Realistic income: $12–$25 per download. Niche product, but highly relevant. Expect 30–70 sales, generating $360–$1,750.

DJ Marketing and Promotion Toolkit

What it is: Templates for social media posts, email newsletters, Google Local Service Ads copy, Instagram Reels scripts, and wedding vendor outreach templates specific to mobile DJ services.

Who buys it: DJs struggling with marketing or lacking time to create content consistently.

How to create it: Compile the social posts and email templates that brought you the most inquiries. Create scripts for video content. Add a 30-day posting calendar DJs can follow. Include performance metrics from your own marketing efforts.

Where to sell it: Your website, Gumroad, or as a lead magnet that converts to a paid upgrade course.

Realistic income: $39–$79 per toolkit. Expect 25–75 sales annually, generating $975–$5,925.

Getting Started With Digital Products

  1. Start with your pricing and contract templates. You already have these—just clean them up and package them. This takes 5–8 hours and sells immediately because new DJs need them urgently.
  2. Create your first product in Gumroad. It’s free to set up, handles payments, and requires zero technical knowledge. Your first listing teaches you the platform before moving to bigger projects.
  3. Set up a simple sales page on your website or create a Google Doc link. Most DJs won’t know you sell digital products unless you tell them explicitly in your email signature, website footer, or social media.
  4. Validate demand by mentioning your product to 10 DJs you know. If they ask questions or show interest, you’ve got a market. If they ignore it, refine the offer before heavy promotion.
  5. Build your next product while your first one sells passively. Don’t wait for perfection—sell your second product 30 days after your first launch.
  6. Reinvest initial earnings into better production quality (nicer PDF design, better video editing) rather than advertising. Word-of-mouth from satisfied DJ customers will drive most early sales.
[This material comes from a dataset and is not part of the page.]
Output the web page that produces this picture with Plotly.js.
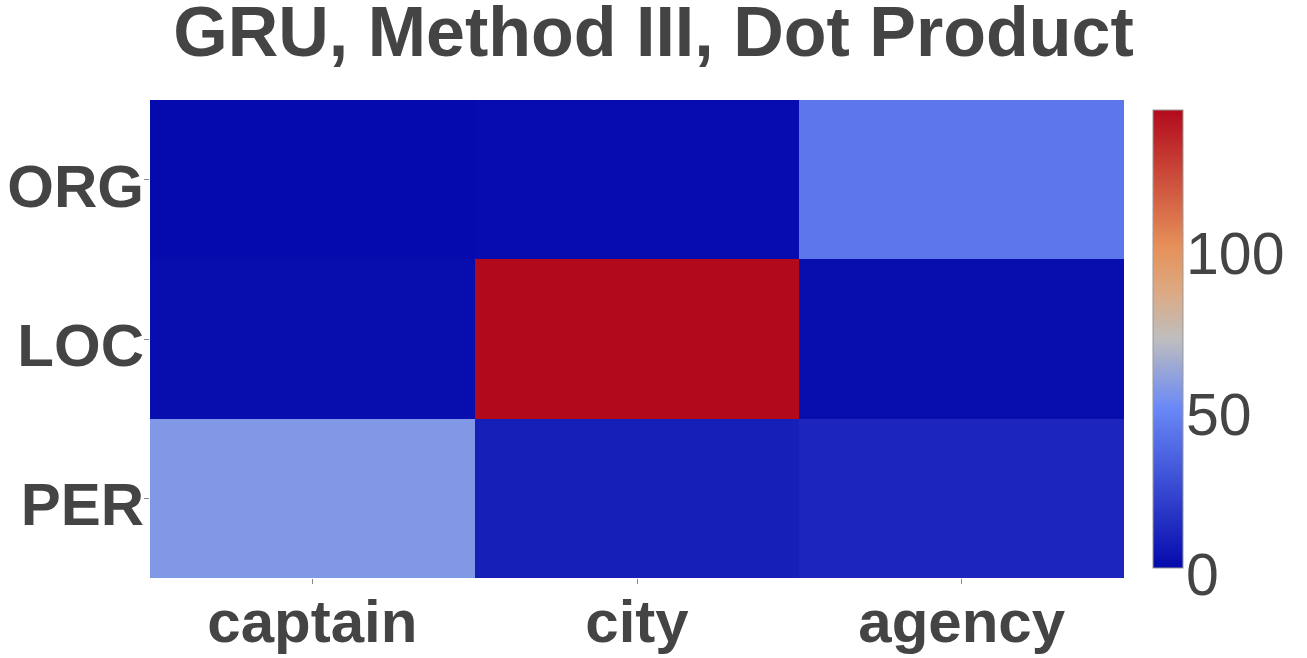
<!DOCTYPE html>
<html>
<head>
<meta charset="utf-8">
<script src="https://cdn.plot.ly/plotly-3.0.1.min.js"></script>
<style>
  body { margin: 0; }
  #plot { width: 1307px; height: 658px; }
</style>
</head>
<body>
<div id="plot"></div>
<script>
var words = ['captain', 'city', 'agency'];
var labels = ['ORG', 'LOC', 'PER'];
var orgScores = [0.0, 0.7, 43];
var locScores = [1.5, 143, 1.3];
var perScores = [56, 8.5, 11.2];
var barTicks = [0, 50, 100];

var scale = [
    [0, 'rgb(5,10,172)'],
    [0.35, 'rgb(106,137,247)'],
    [0.5, 'rgb(190,190,190)'],
    [0.6, 'rgb(220,170,132)'],
    [0.7, 'rgb(230,145,90)'],
    [1, 'rgb(178,10,28)']
];

var allScores = orgScores.concat(locScores, perScores);
var zLo = Math.min.apply(null, allScores);
var zHi = Math.max.apply(null, allScores);

var font = 'Liberation Sans, Arial';
var W = 1307, H = 658, L = 150, R = 10, T = 100, B = 80;
var paperW = W - L - R;
var paperH = H - T - B;
var plotW = 974;
var barPad = 10;

var trace = {
    type: 'heatmap',
    x: words,
    y: labels,
    z: [orgScores, locScores, perScores],
    zmin: zLo,
    zmax: zHi,
    colorscale: scale,
    colorbar: {
        thickness: 30,
        len: 1,
        ypad: barPad,
        x: (1153 - L) / paperW,
        xanchor: 'left',
        xpad: 0,
        outlinecolor: '#999',
        outlinewidth: 1,
        showticklabels: false,
        ticks: ''
    }
};

// invisible helper so the colour bar label axis gets drawn
var barAxis = {
    type: 'scatter',
    mode: 'markers',
    x: [words[0], words[0]],
    y: [zLo, zHi],
    yaxis: 'y2',
    marker: { opacity: 0 },
    hoverinfo: 'skip',
    showlegend: false
};

var layout = {
    width: W,
    height: H,
    margin: { l: L, r: R, t: T, b: B },
    title: {
        text: '<b>GRU, Method III, Dot Product</b>',
        x: 0.5,
        xref: 'container',
        y: 0.952,
        yanchor: 'middle',
        font: { size: 70, color: '#444', family: font }
    },
    xaxis: {
        domain: [0, plotW / paperW],
        showgrid: false,
        ticks: 'outside',
        ticklen: 5,
        tickcolor: '#888',
        ticklabelstandoff: -14,
        tickfont: { size: 60, color: '#444', family: font, weight: 'bold' }
    },
    yaxis: {
        autorange: 'reversed',
        showgrid: false,
        ticks: 'outside',
        ticklen: 5,
        tickcolor: '#888',
        ticklabelstandoff: -12,
        ticklabelshift: -6,
        tickfont: { size: 60, color: '#444', family: font, weight: 'bold' }
    },
    // labels of the colour bar
    yaxis2: {
        domain: [barPad / paperH, 1 - barPad / paperH],
        anchor: 'free',
        side: 'right',
        position: (1183 - L) / paperW,
        range: [zLo, zHi],
        tickvals: barTicks,
        showgrid: false,
        zeroline: false,
        showline: false,
        ticks: '',
        ticklabelstandoff: 2,
        ticklabelshift: 6,
        fixedrange: true,
        tickfont: { size: 59, color: '#444', family: font }
    },
    paper_bgcolor: 'white',
    plot_bgcolor: 'rgba(0,0,0,0)'
};

Plotly.newPlot('plot', [trace, barAxis], layout, { displayModeBar: false });
</script>
</body>
</html>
Pricing Your Digital Products

DJs understand hourly rates and equipment costs, so price digital products based on the time or money they’ll save. A $35 contract template that prevents a $500 dispute is an easy sell. A $50 booking system course that saves 5 hours a week is worth it. Avoid pricing below $12—it signals low value even if your product is good.

Consider bundling: sell the wedding DJ checklist and playlist templates together for $65 instead of $40 each. Bundles increase perceived value and push customers toward higher spending. Test pricing with your first 10 sales, then adjust based on questions and conversions.